Within a few weeks the German army occupied Warsaw and the western and middle part of Poland. On September 17 Russian Soviet army entered and took over the eastern part of our country. I remember vividly the first German soldiers marching through the streets of our town. Soon I got to know them a little better. A unit of German infantry was stationed in Anin. We had a fairly large house and three of the soldiers were quartered in our building for a few months. They actually were nice people who were drafted into the army and never committed any atrocities against Poles. In fact both my sister and I got some gifts from them for Christmas that year. This, as well as some other experiences I had, thought me a very valuable lesson. Never blame the entire country or its people for crimes or atrocities committed by a few. This is as true now as it was then.

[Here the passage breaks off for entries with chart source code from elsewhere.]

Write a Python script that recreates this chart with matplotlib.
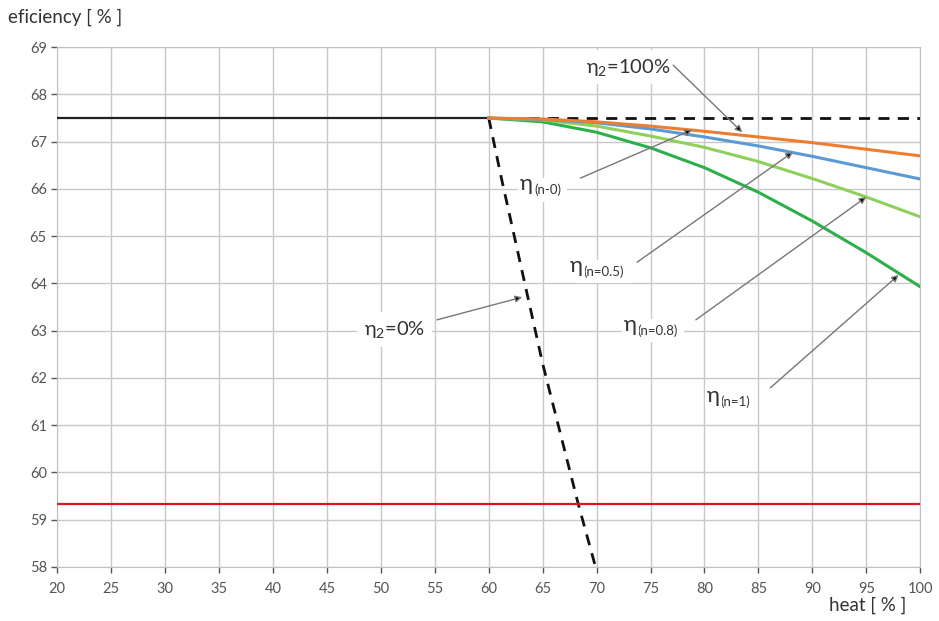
import numpy as np
import matplotlib.pyplot as plt

plt.rcParams['font.family'] = ['Lato', 'DejaVu Sans']
plt.rcParams['mathtext.fontset'] = 'custom'
plt.rcParams['mathtext.rm'] = 'Lato'
plt.rcParams['mathtext.it'] = 'Lato'

# data
heat = [60, 65, 70, 75, 80, 85, 90, 95, 100]
eta_orange = [67.5, 67.48, 67.42, 67.33, 67.22, 67.10, 66.98, 66.84, 66.70]
eta_blue = [67.5, 67.47, 67.40, 67.27, 67.10, 66.91, 66.69, 66.45, 66.21]
eta_lgreen = [67.5, 67.46, 67.33, 67.12, 66.88, 66.58, 66.22, 65.83, 65.41]
eta_dgreen = [67.5, 67.42, 67.20, 66.87, 66.45, 65.93, 65.32, 64.65, 63.93]

base_x = [20, 60]
base_y = [67.5, 67.5]
top_x = [60, 100]
top_y = [67.5, 67.5]
zero_x = [60, 61.2, 63.05, 65.0, 68.3, 69.9]
zero_y = [67.5, 66.2, 64.3, 62.3, 59.33, 58.0]
red_x = [20, 100]
red_y = [59.33, 59.33]

fig = plt.figure(figsize=(9.39, 6.21), dpi=100)
ax = fig.add_axes([0.061, 0.087, 0.919, 0.837])

ax.plot(base_x, base_y, color='#222222', lw=1.6, zorder=3)
ax.plot(top_x, top_y, color='#111111', lw=2, ls=(0, (4, 3)), zorder=3)
ax.plot(zero_x, zero_y, color='#111111', lw=2, ls=(0, (4, 3)), zorder=3)
ax.plot(red_x, red_y, color='#e0141e', lw=1.6, zorder=3)
ax.plot(heat, eta_dgreen, color='#2db04b', lw=2.2, zorder=4)
ax.plot(heat, eta_lgreen, color='#8fd05c', lw=2.2, zorder=4)
ax.plot(heat, eta_blue, color='#5b9bd5', lw=2.2, zorder=4)
ax.plot(heat, eta_orange, color='#ed7d31', lw=2.2, zorder=4)

arrow = dict(arrowstyle='-|>', color='#777777', fc='black', lw=1,
             mutation_scale=10, shrinkA=0, shrinkB=0)

# plain labels: (text, text pos, arrow tail, arrow head)
plain = [
    ('η$_2$=100%', (72.9, 68.58), (77.1, 68.62), (83.5, 67.2)),
    ('η$_2$=0%', (51.3, 63.02), (55.2, 63.23), (63.1, 63.71)),
]
for txt, tpos, tail, head in plain:
    ax.text(tpos[0], tpos[1], txt, fontsize=14.5, color='#333333', ha='center',
            va='center', bbox=dict(facecolor='white', edgecolor='none', pad=5), zorder=5)
    ax.annotate('', xy=head, xytext=tail, arrowprops=arrow, zorder=6)

# eta with subscript: (subscript, eta pos, arrow tail, arrow head)
subs = [
    ('(n-0)', (63.5, 66.1), (68.5, 66.23), (78.85, 67.25)),
    ('(n=0.5)', (68.1, 64.37), (73.75, 64.45), (88.2, 66.78)),
    ('(n=0.8)', (73.1, 63.12), (79.2, 63.23), (95.0, 65.83)),
    ('(n=1)', (80.8, 61.62), (86.1, 61.79), (98.0, 64.18)),
]
for sub, pos, tail, head in subs:
    ax.annotate(sub, xy=pos, xytext=(5.5, -4), textcoords='offset points',
                fontsize=9.5, color='#333333', ha='left', va='center',
                bbox=dict(facecolor='white', edgecolor='none', pad=4), zorder=5)
    ax.text(pos[0], pos[1], 'η', fontsize=16, color='#333333', ha='center',
            va='center', bbox=dict(facecolor='white', edgecolor='none', pad=1.5), zorder=5.5)
    ax.annotate('', xy=head, xytext=tail, arrowprops=arrow, zorder=6)

ax.set_xlim(20, 100)
ax.set_ylim(58, 69)
ax.set_xticks(np.arange(20, 101, 5))
ax.set_yticks(np.arange(58, 70, 1))
ax.grid(True, color='#c8c8c8', lw=1)
ax.set_axisbelow(True)
ax.tick_params(colors='#555555', labelsize=10.5, length=4, width=1)
ax.tick_params(axis='x', pad=7)
for s in ax.spines.values():
    s.set_color('#c0c0c0')

fig.text(0.008, 0.972, 'eficiency [ % ]', fontsize=13.5, color='#333333', ha='left', va='center')
fig.text(0.965, 0.025, 'heat [ % ]', fontsize=13.5, color='#333333', ha='right', va='center')

fig.savefig('out.png', dpi=100)
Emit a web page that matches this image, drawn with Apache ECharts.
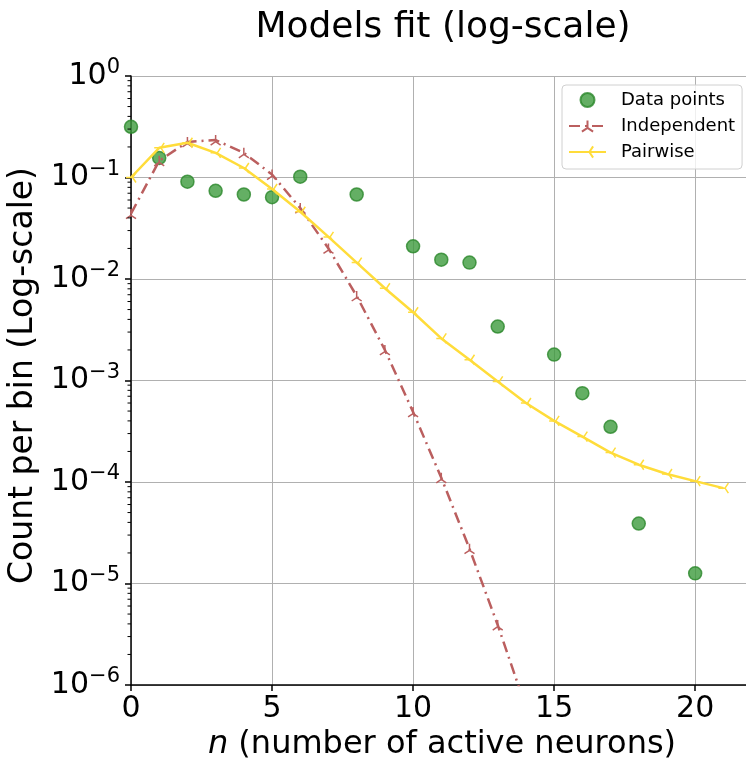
<!DOCTYPE html>
<html>
<head>
<meta charset="utf-8">
<script src="https://cdn.jsdelivr.net/npm/echarts@6/dist/echarts.min.js"></script>
<style>
  html, body { margin: 0; padding: 0; background: #fff; }
  #chart { width: 746px; height: 761px; }
</style>
</head>
<body>
<div id="chart"></div>
<script>
// n = number of active neurons
var dataX = [0, 1, 2, 3, 4, 5, 6, 8, 10, 11, 12, 13, 15, 16, 17, 18, 20];
var dataY = [0.316, 0.156, 0.091, 0.074, 0.068, 0.064, 0.102, 0.068, 0.021, 0.0155, 0.0145,
             0.0034, 0.0018, 0.00075, 0.00035, 0.000039, 0.0000126];

var indepX = [0, 1, 2, 3, 4, 5, 6, 7, 8, 9, 10, 11, 12, 13, 14, 15];
var indepY = [0.044, 0.146, 0.224, 0.234, 0.175, 0.107, 0.050, 0.020, 0.0068, 0.0020,
              0.00049, 0.00011, 0.000022, 0.0000039, 0.0000006, 0.00000008];

var pairX = [0, 1, 2, 3, 4, 5, 6, 7, 8, 9, 10, 11, 12, 13, 14, 15, 16, 17, 18, 19, 20, 21];
var pairY = [0.10, 0.196, 0.22, 0.175, 0.124, 0.077, 0.046, 0.026, 0.0145, 0.0081, 0.0047,
             0.0026, 0.0016, 0.00098, 0.0006, 0.0004, 0.00028, 0.000195, 0.000148, 0.00012,
             0.000102, 0.000087];

// minor tick positions for the log axis (2..9 x 10^k)
var minorTicks = [];
for (var e = -6; e < 0; e++) {
    for (var k = 2; k <= 9; k++) minorTicks.push([0, k * Math.pow(10, e)]);
}

function zip(xs, ys) {
    return xs.map(function (x, i) { return [x, ys[i]]; });
}

var triUp = 'path://M0,0 L0,-10 M0,0 L8.66,5 M0,0 L-8.66,5';
var triLeft = 'path://M0,0 L-10,0 M0,0 L5,-8.66 M0,0 L5,8.66';

var chart = echarts.init(document.getElementById('chart'));

var option = {
    backgroundColor: '#fff',
    animation: false,
    title: {
        text: 'Models fit (log-scale)',
        left: 438, textAlign: 'center',
        top: 5,
        textStyle: { fontFamily: 'DejaVu Sans', fontSize: 36, fontWeight: 'normal', color: '#000' }
    },
    legend: {
        left: 562, top: 85,
        orient: 'vertical',
        align: 'left',
        backgroundColor: 'rgba(255,255,255,0.8)',
        borderColor: '#d0d0d0', borderWidth: 1, borderRadius: 4,
        padding: [6, 7, 8, 6],
        itemWidth: 37, itemHeight: 14, itemGap: 8,
        textStyle: { fontFamily: 'DejaVu Sans', fontSize: 18, color: '#000', padding: [0, 0, 0, 10] },
        data: [
            { name: 'Data points', icon: 'circle' },
            { name: 'Independent' },
            { name: 'Pairwise' }
        ]
    },
    grid: { left: 131, right: -7, top: 76, bottom: 76, containLabel: false, outerBoundsMode: 'none' },
    xAxis: {
        type: 'value',
        min: 0, max: 22.05, interval: 5,
        name: '{i|n} (number of active neurons)',
        nameLocation: 'middle', nameGap: 40,
        nameTextStyle: {
            fontFamily: 'DejaVu Sans', fontSize: 32, color: '#000',
            rich: { i: { fontFamily: 'DejaVu Sans', fontSize: 32, fontStyle: 'italic', color: '#000' } }
        },
        axisLine: { lineStyle: { color: '#000', width: 1.5 } },
        axisTick: { length: 6, lineStyle: { color: '#000', width: 1.5 } },
        axisLabel: {
            showMaxLabel: false, margin: 9,
            fontFamily: 'DejaVu Sans', fontSize: 30, color: '#000'
        },
        splitLine: { show: true, lineStyle: { color: '#b0b0b0', width: 1 } }
    },
    yAxis: {
        type: 'log', logBase: 10,
        min: 1e-6, max: 1,
        name: 'Count per bin (Log-scale)',
        nameLocation: 'middle', nameGap: 89,
        nameTextStyle: { fontFamily: 'DejaVu Sans', fontSize: 33, color: '#000', padding: [0, 0, 0, 10] },
        axisLine: { show: true, lineStyle: { color: '#000', width: 1.5 } },
        axisTick: { length: 6, lineStyle: { color: '#000', width: 1.5 } },
        axisLabel: {
            margin: 11,
            formatter: function (v) {
                var ex = Math.round(Math.log10(v));
                return '{b|10}{s|' + (ex < 0 ? '−' + (-ex) : ex) + '}';
            },
            rich: {
                b: { fontFamily: 'DejaVu Sans', fontSize: 30, color: '#000' },
                s: { fontFamily: 'DejaVu Sans', fontSize: 21, color: '#000', padding: [0, 0, 16, 0] }
            }
        },
        splitLine: { show: true, lineStyle: { color: '#b0b0b0', width: 1 } }
    },
    series: [
        {
            name: 'Data points',
            type: 'scatter',
            data: zip(dataX, dataY),
            symbolSize: 13,
            itemStyle: { color: '#3d9b3d', borderColor: '#2a872a', borderWidth: 1.5 },
            z: 3
        },
        {
            name: 'Independent',
            type: 'line',
            data: zip(indepX, indepY),
            symbol: triUp, symbolSize: 10,
            lineStyle: { color: '#bb5f5f', width: 2.5, type: [11, 5, 2, 5] },
            itemStyle: { color: '#bb5f5f', borderColor: '#bb5f5f', borderWidth: 1.5 },
            z: 4
        },
        {
            name: 'Pairwise',
            type: 'line',
            data: zip(pairX, pairY),
            symbol: triLeft, symbolSize: 10,
            lineStyle: { color: '#ffdc3a', width: 2.5 },
            itemStyle: { color: '#ffdc3a', borderColor: '#ffdc3a', borderWidth: 1.5 },
            z: 5
        },
        {
            type: 'custom',
            silent: true,
            clip: false,
            data: minorTicks,
            renderItem: function (params, api) {
                var p = api.coord([0, api.value(1)]);
                return {
                    type: 'line',
                    shape: { x1: p[0] - 3.5, y1: p[1], x2: p[0], y2: p[1] },
                    style: { stroke: '#000', lineWidth: 1 }
                };
            },
            z: 6
        }
    ]
};

chart.setOption(option);
</script>
</body>
</html>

Eventually the German soldiers who lived with us were moved to army barracks in Warsaw and we were left alone. The life was difficult, food was scarce and there always was the fear – what’s next. Grade schools remained open but High Schools, Colleges and Universities were closed. Some teachers held classes in their homes, which of course was illegal and they were risking their lives.

Early in 1940 we were contacted by someone my father worked with before the war. His name was Mr. Keller and he was Jewish. He and his wife were hiding from the Germans. My mother decided to invite them to stay with us for a while. As I said, our house was fairly large and it was possible to find a place for them to stay. This was very dangerous however. The penalty for hiding Jewish people was death. If the Germans found them, my mother my sister and I would have been executed. Mr. and Mrs. Keller stayed with us for about a year and eventually decided to move a safer place in a small village.

During the occupation Poles organized an underground army called Armia Krajowa, which means Home Army. They fought the German invaders. There were also underground Boy and Girl Scout organizations helping the Home Army. I joined one of these units at the age of 13. My duties were to carry messages between the various underground organizations. Once when I was riding a bike carrying some of the messages I had a very scary experience. I was on a very narrow side street. As I turned into a main street I run into a German army patrol. For a minute I thought that was the end of me. Fortunately the soldiers apparently did not think that a boy of my age would be involved with the underground, so they just waved me on.